Veolia Refuse Vehicle
Veolia Environmental Services Ile-de-France, working with Veolia Environnment’s Research and Innovation Department, has set up the first unit in France to produce biomethane fuel from non-hazardous waste landfill biogas. The unit is located at the Claye-Souilly non-hazardous waste landfill in the Greater Paris area and has been operational since September 2009. Launched in 2008, the project represents an investment of €1.6 million (USD 2.32 million), including a subsidy of €300,000 from ADEME, France’s environment and energy management agency.
Eight light vehicles and one household waste collection vehicle, all equipped to operate as Natural Gas Vehicles (NGVs), now run on Meth’OD® fuel (Méthane 100% Origine Déchets, i.e., methane produced entirely from waste), produced at the Claye-Souilly landfill.
The demonstration unit extracts carbon dioxide (CO2) and nitrogen gas (N2) from the biogas (comprising 45% methane (CH4), 35% CO2 and 16% N2), and then removes its pollutants (siloxanes, etc.), which produces a gas containing 95% methane. The treated gas is then compressed to 300 bar in order to obtain a fuel with the same composition as town gas. In addition, this biomethane meets the technical and economic criteria for being fed into the natural gas transmission and distribution network.

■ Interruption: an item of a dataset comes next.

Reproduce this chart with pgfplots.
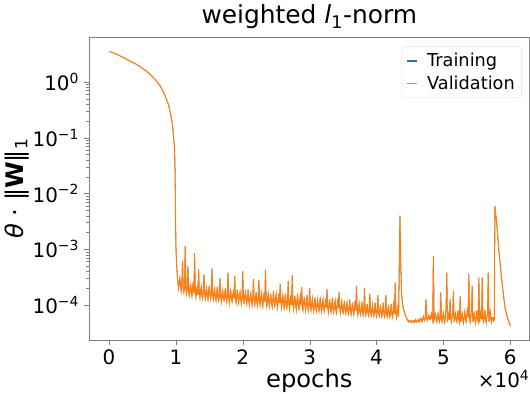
\documentclass[border=0pt]{standalone}
\usepackage{fontspec}
\setmainfont{DejaVu Sans}
\usepackage{pgfplots}
\usepackage{pgfplotstable}
\pgfplotsset{compat=1.18}
\definecolor{mplblue}{HTML}{1F77B4}
\definecolor{mplorange}{HTML}{FF7F0E}
\pgfplotstableread{
x y
0 3.53
1000 3.2
2000 2.8
2860 2.46
4000 2.1
5000 1.75
5880 1.47
6800 1.15
7650 0.85
8300 0.6
8900 0.39
9200 0.27
9500 0.171
9700 0.09
9800 0.065
9880 0.025
9910 0.013
9950 0.004
10000 1.25e-3
10050 8e-4
10100 6e-4
10150 4.5e-4
10200 3.6e-4
10300 2.6e-4
10400 2.0e-4
10500 2.5e-4
10600 3.0e-4
10700 2.2e-4
10800 1.8e-4
10900 2.6e-4
11000 6.2e-4
11100 2.0e-4
11200 1.7e-4
11300 2.1e-4
11400 11.5e-4
11500 2.0e-4
11600 1.6e-4
11700 2.0e-4
11800 5.0e-4
11900 1.8e-4
12000 1.5e-4
12100 1.9e-4
12200 2.4e-4
12300 1.7e-4
12400 1.45e-4
12500 2.0e-4
12600 2.6e-4
12700 1.6e-4
12800 8.5e-4
12900 1.9e-4
13000 1.4e-4
13100 1.75e-4
13200 2.2e-4
13300 1.5e-4
13400 4.4e-4
13500 1.7e-4
13600 1.35e-4
13700 1.8e-4
13800 2.1e-4
13900 1.5e-4
14000 1.3e-4
14100 1.8e-4
14200 3.5e-4
14300 1.55e-4
14400 1.3e-4
14500 1.7e-4
14600 2.0e-4
14700 1.45e-4
14800 1.25e-4
14900 1.75e-4
15000 2.2e-4
15100 1.5e-4
15200 1.3e-4
15300 1.7e-4
15400 4.5e-4
15500 1.5e-4
15600 1.25e-4
15700 1.65e-4
15800 1.9e-4
15900 1.4e-4
16000 1.2e-4
16100 1.6e-4
16200 2.1e-4
16300 1.35e-4
16400 1.2e-4
16500 1.55e-4
16600 3.0e-4
16700 1.4e-4
16800 1.15e-4
16900 1.5e-4
17000 1.8e-4
17100 1.3e-4
17200 1.2e-4
17300 1.55e-4
17400 2.0e-4
17500 1.35e-4
17600 1.15e-4
17700 1.5e-4
17800 3.8e-4
17900 1.35e-4
18000 1.1e-4
18100 1.5e-4
18200 1.8e-4
18300 1.3e-4
18400 1.15e-4
18500 1.5e-4
18600 1.7e-4
18700 1.3e-4
18800 3.3e-4
18900 1.4e-4
19000 1.1e-4
19100 1.45e-4
19200 1.9e-4
19300 1.3e-4
19400 1.1e-4
19500 1.45e-4
19600 1.7e-4
19700 1.25e-4
19800 1.05e-4
19900 1.4e-4
20000 4.0e-4
20100 1.3e-4
20200 1.1e-4
20300 1.45e-4
20400 1.7e-4
20500 1.25e-4
20600 1.05e-4
20700 1.4e-4
20800 1.9e-4
20900 1.2e-4
21000 1.0e-4
21100 1.35e-4
21200 1.6e-4
21300 1.2e-4
21400 1.0e-4
21500 1.35e-4
21600 2.9e-4
21700 1.2e-4
21800 1.0e-4
21900 1.3e-4
22000 1.7e-4
22100 1.15e-4
22200 0.98e-4
22300 1.3e-4
22400 2.8e-4
22500 1.2e-4
22600 1.0e-4
22700 1.35e-4
22800 1.6e-4
22900 1.15e-4
23000 0.95e-4
23100 1.3e-4
23200 1.7e-4
23300 1.15e-4
23400 4.3e-4
23500 1.2e-4
23600 0.95e-4
23700 1.3e-4
23800 1.6e-4
23900 1.1e-4
24000 0.95e-4
24100 1.3e-4
24200 1.5e-4
24300 1.1e-4
24400 0.92e-4
24500 1.25e-4
24600 1.8e-4
24700 1.1e-4
24800 0.95e-4
24900 1.25e-4
25000 1.55e-4
25100 1.1e-4
25200 0.9e-4
25300 1.25e-4
25400 1.6e-4
25500 1.1e-4
25600 2.4e-4
25700 1.15e-4
25800 0.9e-4
25900 1.2e-4
26000 1.5e-4
26100 1.05e-4
26200 0.88e-4
26300 1.2e-4
26400 1.6e-4
26500 1.0e-4
26600 0.88e-4
26700 1.2e-4
26800 2.7e-4
26900 1.05e-4
27000 0.85e-4
27100 1.15e-4
27200 1.5e-4
27300 1.0e-4
27400 3.4e-4
27500 1.05e-4
27600 0.85e-4
27700 1.15e-4
27800 1.45e-4
27900 1.0e-4
28000 0.82e-4
28100 1.15e-4
28200 1.6e-4
28300 1.0e-4
28400 0.85e-4
28500 1.12e-4
28600 1.4e-4
28700 1.0e-4
28800 2.1e-4
28900 1.0e-4
29000 0.82e-4
29100 1.1e-4
29200 1.4e-4
29300 0.98e-4
29400 0.8e-4
29500 1.1e-4
29600 1.5e-4
29700 0.95e-4
29800 0.8e-4
29900 1.05e-4
30000 2.0e-4
30100 0.95e-4
30200 0.8e-4
30300 1.05e-4
30400 1.3e-4
30500 0.92e-4
30600 0.78e-4
30700 1.02e-4
30800 1.35e-4
30900 0.9e-4
31000 0.78e-4
31100 1.0e-4
31200 1.25e-4
31300 0.9e-4
31400 0.78e-4
31500 1.02e-4
31600 1.4e-4
31700 0.9e-4
31800 0.76e-4
31900 1.0e-4
32000 1.25e-4
32100 0.88e-4
32200 0.78e-4
32300 1.0e-4
32400 1.3e-4
32500 0.9e-4
32600 1.9e-4
32700 0.92e-4
32800 0.75e-4
32900 0.98e-4
33000 1.25e-4
33100 0.86e-4
33200 0.75e-4
33300 0.98e-4
33400 1.35e-4
33500 0.86e-4
33600 0.74e-4
33700 0.96e-4
33800 1.2e-4
33900 0.85e-4
34000 0.73e-4
34100 0.95e-4
34200 1.3e-4
34300 0.88e-4
34400 1.7e-4
34500 0.9e-4
34600 0.72e-4
34700 0.92e-4
34800 1.15e-4
34900 0.82e-4
35000 0.72e-4
35100 0.9e-4
35200 1.2e-4
35300 0.8e-4
35400 0.7e-4
35500 0.9e-4
35600 1.1e-4
35700 0.8e-4
35800 0.7e-4
35900 0.88e-4
36000 1.25e-4
36100 0.8e-4
36200 0.68e-4
36300 0.86e-4
36400 1.1e-4
36500 0.78e-4
36600 0.68e-4
36700 0.86e-4
36800 1.2e-4
36900 0.8e-4
37000 2.2e-4
37100 0.8e-4
37200 0.67e-4
37300 0.85e-4
37400 1.05e-4
37500 0.76e-4
37600 0.67e-4
37700 0.84e-4
37800 1.15e-4
37900 0.76e-4
38000 0.66e-4
38100 0.84e-4
38200 2.0e-4
38300 0.78e-4
38400 0.66e-4
38500 0.82e-4
38600 1.05e-4
38700 0.74e-4
38800 0.65e-4
38900 0.82e-4
39000 1.6e-4
39100 0.76e-4
39200 0.65e-4
39300 0.8e-4
39400 1.0e-4
39500 0.72e-4
39600 0.64e-4
39700 0.8e-4
39800 1.1e-4
39900 0.72e-4
40000 0.63e-4
40100 0.78e-4
40200 1.5e-4
40300 0.72e-4
40400 0.63e-4
40500 0.78e-4
40600 1.0e-4
40700 0.7e-4
40800 0.62e-4
40900 0.78e-4
41000 1.1e-4
41100 0.7e-4
41200 0.62e-4
41300 0.76e-4
41400 1.5e-4
41500 0.7e-4
41600 0.61e-4
41700 0.76e-4
41800 1.0e-4
41900 0.68e-4
42000 0.61e-4
42100 0.76e-4
42200 1.05e-4
42300 0.68e-4
42400 0.6e-4
42500 0.75e-4
42600 1.2e-4
42700 0.7e-4
42800 2.5e-4
42900 0.72e-4
43000 0.6e-4
43100 0.76e-4
43200 1.0e-4
43300 0.62e-4
43500 40e-4
43600 6.3e-4
43750 1.55e-4
43900 1.0e-4
44100 0.79e-4
44300 0.65e-4
44600 0.55e-4
44800 0.5e-4
44900 0.53e-4
45000 0.52e-4
45100 0.5e-4
45200 0.49e-4
45300 0.52e-4
45400 0.53e-4
45500 0.5e-4
45600 0.48e-4
45700 0.52e-4
45800 0.54e-4
45900 0.5e-4
46000 0.49e-4
46100 0.53e-4
46200 0.55e-4
46300 0.51e-4
46400 0.5e-4
46500 0.55e-4
46600 0.58e-4
46700 0.52e-4
46800 0.5e-4
46900 0.57e-4
47000 0.62e-4
47100 0.55e-4
47200 0.52e-4
47300 0.6e-4
47400 1.26e-4
47500 0.58e-4
47600 0.53e-4
47700 0.6e-4
47800 0.65e-4
47900 0.56e-4
48000 0.55e-4
48100 0.62e-4
48200 0.7e-4
48300 0.58e-4
48400 0.52e-4
48500 7.6e-4
48600 0.55e-4
48700 0.62e-4
48800 0.68e-4
48900 0.55e-4
49000 0.5e-4
49100 0.62e-4
49200 0.7e-4
49300 0.55e-4
49400 0.5e-4
49500 0.62e-4
49600 1.66e-4
49700 0.55e-4
49800 0.5e-4
49900 0.64e-4
50000 0.72e-4
50100 0.55e-4
50200 0.49e-4
50300 0.62e-4
50400 0.9e-4
50500 3.8e-4
50600 0.5e-4
50700 0.62e-4
50800 0.7e-4
50900 0.55e-4
51000 1.26e-4
51100 0.56e-4
51200 0.5e-4
51300 0.62e-4
51400 0.75e-4
51500 1.8e-4
51600 0.49e-4
51700 0.62e-4
51800 0.7e-4
51900 0.55e-4
52000 0.5e-4
52100 0.62e-4
52200 0.8e-4
52300 0.55e-4
52400 0.49e-4
52500 1.45e-4
52600 0.5e-4
52700 0.62e-4
52800 0.7e-4
52900 0.54e-4
53000 0.48e-4
53100 0.62e-4
53200 0.75e-4
53300 0.55e-4
53400 0.5e-4
53500 0.64e-4
53600 0.9e-4
53700 0.6e-4
53800 3.6e-4
53900 0.56e-4
54000 0.49e-4
54100 0.62e-4
54200 0.8e-4
54300 2.2e-4
54400 0.5e-4
54500 0.62e-4
54600 0.7e-4
54700 0.55e-4
54800 0.48e-4
54900 0.62e-4
55000 0.8e-4
55100 0.56e-4
55200 0.5e-4
55300 3.1e-4
55400 0.49e-4
55500 0.62e-4
55600 0.75e-4
55700 0.56e-4
55800 3.1e-4
55900 0.56e-4
56000 0.5e-4
56100 0.62e-4
56200 0.8e-4
56300 0.55e-4
56400 0.48e-4
56500 0.62e-4
56600 0.7e-4
56700 3.8e-4
56800 0.5e-4
56900 0.62e-4
57000 0.75e-4
57100 0.55e-4
57200 0.49e-4
57300 0.6e-4
57400 0.6e-4
57500 0.52e-4
57600 0.55e-4
57700 59e-4
58000 26e-4
58300 9e-4
58800 2.3e-4
59200 0.89e-4
59600 0.58e-4
60000 0.42e-4
}\datatable
\newcommand{\tsup}[1]{\textsuperscript{#1}}
\begin{document}
\begin{tikzpicture}
\begin{axis}[
  scale only axis,
  width=327.75pt, height=225pt,
  ymode=log,
  xmin=-3000, xmax=62900,
  ymin=2.36e-5, ymax=6.3,
  xtick={0,10000,20000,30000,40000,50000,60000},
  xticklabels={0,1,2,3,4,5,6},
  ytick={1e-4,1e-3,1e-2,1e-1,1},
  yticklabels={10\tsup{−4},10\tsup{−3},10\tsup{−2},10\tsup{−1},10\tsup{0}},
  scaled x ticks=false,
  tick align=outside,
  xtick pos=bottom, ytick pos=left,
  major tick length=3.7pt,
  minor tick length=2.2pt,
  axis line style={gray},
  tick style={gray},
  every tick label/.append style={font=\fontsize{14.8}{17}\selectfont, text=black},
  xticklabel style={inner sep=0pt, yshift=-3.5pt},
  title={weighted \textit{l}\textsubscript{1}-norm},
  title style={font=\fontsize{18.5}{21}\selectfont, yshift=-3pt},
  xlabel={epochs},
  ylabel={\textit{θ} · ‖\textbf{W}‖\textsubscript{1}},
  label style={font=\fontsize{18}{21}\selectfont},
  xlabel style={inner sep=1pt, yshift=-1.5pt},
  ylabel style={yshift=-4pt},
  legend style={at={(0.982,0.97)}, anchor=north east, draw=gray!25, rounded corners=2pt,
    fill=white, font=\fontsize{13.2}{16}\selectfont, row sep=1pt, inner sep=3pt},
  legend cell align=left,
  legend image post style={xscale=0.45, line width=1.1pt},
  clip mode=individual,
]
\addplot[mplblue, line width=0.4pt] table[x=x, y=y] {\datatable};
\addlegendentry{\hspace{5pt}Training}
\addplot[mplorange, line width=0.8pt] table[x=x, y=y] {\datatable};
\addlegendentry{\hspace{5pt}Validation}
\node[anchor=north east, font=\fontsize{14.8}{17}\selectfont, inner sep=0pt] at (rel axis cs:1,0) [yshift=-22.5pt] {×10\tsup{4}};
\end{axis}
\end{tikzpicture}
\end{document}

Two technologies are being tested on the Claye-Souilly demonstration unit in order to validate the most efficient in terms of separating the CO2 and N2 out of the biogas: the VPSA process, which adsorbs undesirable components on porous solids, and a more innovative membrane process. Veolia says the technology selected will be rolled out on a wider scale to other non-hazardous waste landfills.
“The future for this research program is very significant given that the facilities operated by Veolia Environnement worldwide—over and above its landfill sites—produce in the order of 750 million cubic meters of methane a year. The program makes it possible to recover biogas directly, either as fuel for use by the vehicles that deposit the waste or by Veolia Transport’s bus fleets, or as biomethane that can be injected into the natural gas transmission and distribution network,” says Christophe Aran, Deputy Director of Veolia Environnement’s R&D centers.
The demonstration unit has the capacity to produce 60 Nm3/h of biomethane fuel from biogas collected at a landfill. Due to methane’s high energy value (1 metric ton of household waste produces around 200 m3 of biogas or 100 m3 of methane, which is the equivalent of 100 liters of gasoline), this output can meet the annual energy needs of a fleet of 210 light vehicles. This new energy recovery method of using the biogas produced by non-hazardous waste landfills complements the other Claye-Souilly energy recovery facilities, which produce enough electricity to meet the needs (excluding heating) of a city with 228,000 inhabitants.
“Operated as energy production facilities, non-hazardous waste landfills are becoming more and more efficient at biogas collection. This new development broadens the range of methods of converting biogas into energy. From the waste collected from households, we produce Meth’OD® gas, which is then used as fuel by a waste collection vehicle: we’ve come full circle,” says Pascal Peslerbe, head of waste treatment and recovery at Veolia Environmental Services Ile-de-France.
From an environmental viewpoint, as biomethane is not a fossil fuel it is considered a renewable energy. In the longer term, using biomethane fuel instead of diesel will avoid emissions averaging 140 g of CO2 per kilometer traveled. For a fleet of 210 light vehicles, each covering 30,000 km a year, that represents an annual saving of 882 metric tons of CO2.
Replacing fossil fuels by new fuels produced from waste helps to limit greenhouse gas emissions. Optimizing the performance of biogas recovery and conversion at non-hazardous landfills and diversifying the methods for achieving this is one of the research programs conducted by Veolia Environnement, which dedicates 70% of its R&D to combating climate change.